Posted on 9 Jan
As online retail continues to gain traction over traditional brick-and-mortar shopping, landlords across the country are capitalizing on the growing consumer demand for unique experiences in an effort to fill vacant storefronts—offerings that, conveniently, can’t be found on the world wide web.
“The past couple of years were all about pop-ups and fitness spaces,” says Alexander Koustas, head of The Agency Commercial Advisory. “But this year, other innovative experiential offerings are a major part of the mix. We’re seeing everything from high-end food courts and restaurants to rock climbing gyms, parachute simulators and go-kart tracks enter spaces where traditional department stores and boutiques reined in decades’ past.”
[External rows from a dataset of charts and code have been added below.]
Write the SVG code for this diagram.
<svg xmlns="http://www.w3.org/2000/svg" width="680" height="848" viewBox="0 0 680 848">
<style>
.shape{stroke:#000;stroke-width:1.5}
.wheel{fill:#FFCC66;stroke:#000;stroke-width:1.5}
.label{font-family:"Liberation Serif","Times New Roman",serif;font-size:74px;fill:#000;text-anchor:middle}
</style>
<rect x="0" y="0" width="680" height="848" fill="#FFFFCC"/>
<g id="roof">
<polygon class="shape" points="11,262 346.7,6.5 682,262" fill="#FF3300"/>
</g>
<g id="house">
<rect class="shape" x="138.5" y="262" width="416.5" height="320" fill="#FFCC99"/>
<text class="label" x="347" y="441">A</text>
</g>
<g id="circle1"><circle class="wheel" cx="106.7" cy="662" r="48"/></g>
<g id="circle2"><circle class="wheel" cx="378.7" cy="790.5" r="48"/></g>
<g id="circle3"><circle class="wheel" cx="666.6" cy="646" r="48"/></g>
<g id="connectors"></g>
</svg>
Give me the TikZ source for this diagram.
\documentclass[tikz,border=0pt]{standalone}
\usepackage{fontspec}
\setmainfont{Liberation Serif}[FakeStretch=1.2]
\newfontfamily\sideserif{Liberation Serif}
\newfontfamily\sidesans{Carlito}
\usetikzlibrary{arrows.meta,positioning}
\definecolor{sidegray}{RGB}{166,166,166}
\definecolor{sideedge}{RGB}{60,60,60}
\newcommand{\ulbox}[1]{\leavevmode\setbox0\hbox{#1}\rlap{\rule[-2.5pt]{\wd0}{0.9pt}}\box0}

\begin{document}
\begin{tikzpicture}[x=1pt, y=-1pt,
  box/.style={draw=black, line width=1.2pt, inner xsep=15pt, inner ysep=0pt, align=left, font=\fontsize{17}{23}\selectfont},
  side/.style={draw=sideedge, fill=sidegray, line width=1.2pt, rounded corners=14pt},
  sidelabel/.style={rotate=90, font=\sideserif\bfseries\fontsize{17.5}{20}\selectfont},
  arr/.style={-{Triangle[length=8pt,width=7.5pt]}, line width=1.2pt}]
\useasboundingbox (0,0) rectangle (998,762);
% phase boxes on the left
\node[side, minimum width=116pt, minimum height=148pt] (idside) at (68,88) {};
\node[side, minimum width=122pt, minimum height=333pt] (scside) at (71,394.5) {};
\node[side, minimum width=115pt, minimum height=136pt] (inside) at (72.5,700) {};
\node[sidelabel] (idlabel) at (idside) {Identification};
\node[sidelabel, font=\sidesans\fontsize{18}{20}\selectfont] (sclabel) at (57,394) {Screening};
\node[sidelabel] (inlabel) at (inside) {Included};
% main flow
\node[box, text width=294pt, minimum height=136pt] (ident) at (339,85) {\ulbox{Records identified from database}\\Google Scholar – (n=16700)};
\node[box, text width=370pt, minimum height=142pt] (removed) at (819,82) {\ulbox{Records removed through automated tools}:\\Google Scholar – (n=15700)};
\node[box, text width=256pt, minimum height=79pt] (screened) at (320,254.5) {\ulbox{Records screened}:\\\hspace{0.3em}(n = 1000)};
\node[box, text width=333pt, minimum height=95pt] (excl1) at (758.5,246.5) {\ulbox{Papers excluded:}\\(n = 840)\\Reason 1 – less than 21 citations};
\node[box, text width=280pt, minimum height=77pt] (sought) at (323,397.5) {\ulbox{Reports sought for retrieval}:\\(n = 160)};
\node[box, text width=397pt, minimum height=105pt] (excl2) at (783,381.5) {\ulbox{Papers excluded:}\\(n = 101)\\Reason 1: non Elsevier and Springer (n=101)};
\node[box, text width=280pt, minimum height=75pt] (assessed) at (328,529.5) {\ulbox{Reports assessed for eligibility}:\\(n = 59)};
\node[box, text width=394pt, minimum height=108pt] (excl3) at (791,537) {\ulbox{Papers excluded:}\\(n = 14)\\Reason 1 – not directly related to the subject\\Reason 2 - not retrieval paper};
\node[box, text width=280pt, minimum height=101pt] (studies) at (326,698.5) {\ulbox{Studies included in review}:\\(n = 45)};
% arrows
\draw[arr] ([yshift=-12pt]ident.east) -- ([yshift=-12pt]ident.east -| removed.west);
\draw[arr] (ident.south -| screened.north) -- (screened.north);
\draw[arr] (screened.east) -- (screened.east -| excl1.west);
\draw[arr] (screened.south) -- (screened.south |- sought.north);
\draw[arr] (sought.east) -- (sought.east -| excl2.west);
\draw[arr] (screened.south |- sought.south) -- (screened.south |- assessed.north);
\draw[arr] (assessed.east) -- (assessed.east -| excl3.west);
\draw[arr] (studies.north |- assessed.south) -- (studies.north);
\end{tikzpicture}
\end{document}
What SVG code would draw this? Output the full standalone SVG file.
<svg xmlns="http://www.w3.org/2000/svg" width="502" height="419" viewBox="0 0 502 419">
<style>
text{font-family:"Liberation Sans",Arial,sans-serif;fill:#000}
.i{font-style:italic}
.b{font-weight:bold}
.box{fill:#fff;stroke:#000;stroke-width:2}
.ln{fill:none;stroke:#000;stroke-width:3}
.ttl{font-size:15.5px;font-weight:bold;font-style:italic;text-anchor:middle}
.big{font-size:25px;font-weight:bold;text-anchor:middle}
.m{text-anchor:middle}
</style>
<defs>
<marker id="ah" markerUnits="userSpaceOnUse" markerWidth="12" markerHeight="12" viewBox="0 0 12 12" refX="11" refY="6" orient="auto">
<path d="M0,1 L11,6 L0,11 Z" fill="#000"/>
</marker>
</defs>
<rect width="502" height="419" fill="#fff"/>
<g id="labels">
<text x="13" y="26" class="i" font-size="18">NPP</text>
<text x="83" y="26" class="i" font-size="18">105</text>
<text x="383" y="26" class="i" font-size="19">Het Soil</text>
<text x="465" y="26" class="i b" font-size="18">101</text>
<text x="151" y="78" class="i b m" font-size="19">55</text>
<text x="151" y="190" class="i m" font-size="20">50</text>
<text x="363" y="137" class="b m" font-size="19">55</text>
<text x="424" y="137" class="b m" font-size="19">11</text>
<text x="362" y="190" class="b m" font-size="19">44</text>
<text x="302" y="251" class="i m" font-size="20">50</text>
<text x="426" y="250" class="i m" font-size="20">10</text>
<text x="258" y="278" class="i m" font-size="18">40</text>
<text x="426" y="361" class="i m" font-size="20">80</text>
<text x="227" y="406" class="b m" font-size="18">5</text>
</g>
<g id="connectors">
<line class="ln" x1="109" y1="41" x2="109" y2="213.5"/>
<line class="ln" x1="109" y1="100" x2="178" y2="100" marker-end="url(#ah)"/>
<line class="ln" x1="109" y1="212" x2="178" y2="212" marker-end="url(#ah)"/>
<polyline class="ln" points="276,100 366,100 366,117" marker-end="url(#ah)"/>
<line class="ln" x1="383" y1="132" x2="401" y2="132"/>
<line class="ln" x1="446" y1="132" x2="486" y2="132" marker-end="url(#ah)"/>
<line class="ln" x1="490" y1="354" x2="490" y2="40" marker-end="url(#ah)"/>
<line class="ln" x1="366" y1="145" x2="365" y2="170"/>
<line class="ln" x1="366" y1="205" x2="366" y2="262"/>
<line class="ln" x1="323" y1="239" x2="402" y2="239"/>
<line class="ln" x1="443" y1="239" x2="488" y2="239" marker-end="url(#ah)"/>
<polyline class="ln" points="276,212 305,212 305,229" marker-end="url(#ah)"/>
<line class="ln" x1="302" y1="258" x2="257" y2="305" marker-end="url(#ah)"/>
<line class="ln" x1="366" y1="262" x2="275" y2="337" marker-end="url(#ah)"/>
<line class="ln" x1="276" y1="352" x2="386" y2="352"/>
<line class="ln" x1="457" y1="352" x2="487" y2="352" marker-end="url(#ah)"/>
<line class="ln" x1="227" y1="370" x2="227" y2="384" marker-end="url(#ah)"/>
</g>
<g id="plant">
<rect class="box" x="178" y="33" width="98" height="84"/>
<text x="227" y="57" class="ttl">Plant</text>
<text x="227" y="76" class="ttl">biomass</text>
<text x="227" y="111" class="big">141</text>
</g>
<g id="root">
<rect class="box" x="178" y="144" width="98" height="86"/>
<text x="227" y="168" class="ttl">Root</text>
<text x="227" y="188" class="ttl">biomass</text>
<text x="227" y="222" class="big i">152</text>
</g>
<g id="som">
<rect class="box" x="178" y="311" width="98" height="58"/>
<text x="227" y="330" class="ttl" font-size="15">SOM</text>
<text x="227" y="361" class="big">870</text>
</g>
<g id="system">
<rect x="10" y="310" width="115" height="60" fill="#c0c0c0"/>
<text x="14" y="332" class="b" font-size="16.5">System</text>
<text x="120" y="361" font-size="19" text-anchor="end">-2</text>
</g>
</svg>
In L.A., perhaps nowhere is the rise of experiential shopping more evident than in Westfield’s revamped Century City location, where indoor-outdoor lounges with suspended seating pods and high-end, experience-oriented food offerings like the sprawling Italian market Eataly L.A. draw a new, internet-age consumer looking for something they can’t find at home in their PJs.
According to an article on CoStar, analysts project more than 50% of mall leasing in the next 12 months will involve non-traditional retail tenants, as they look for innovative ways to fill space in an e-commerce age.
The trend is also drawing new arrivals on the commercial real estate scene. Late last year, Nike introduced its new Jumpman LA space in Downtown L.A., a nearly 25,000-square-foot wonderland that includes a product lounge, sports-science-equipped Flight Lab and full regulation-size rooftop basketball court.
“Experiential real estate is a way for physical retailers to survive in our current market,” Alex explains. “By filling in the gaps where the internet falls short, brick-and-mortar retailers are redefining themselves, and in turn, our industry.”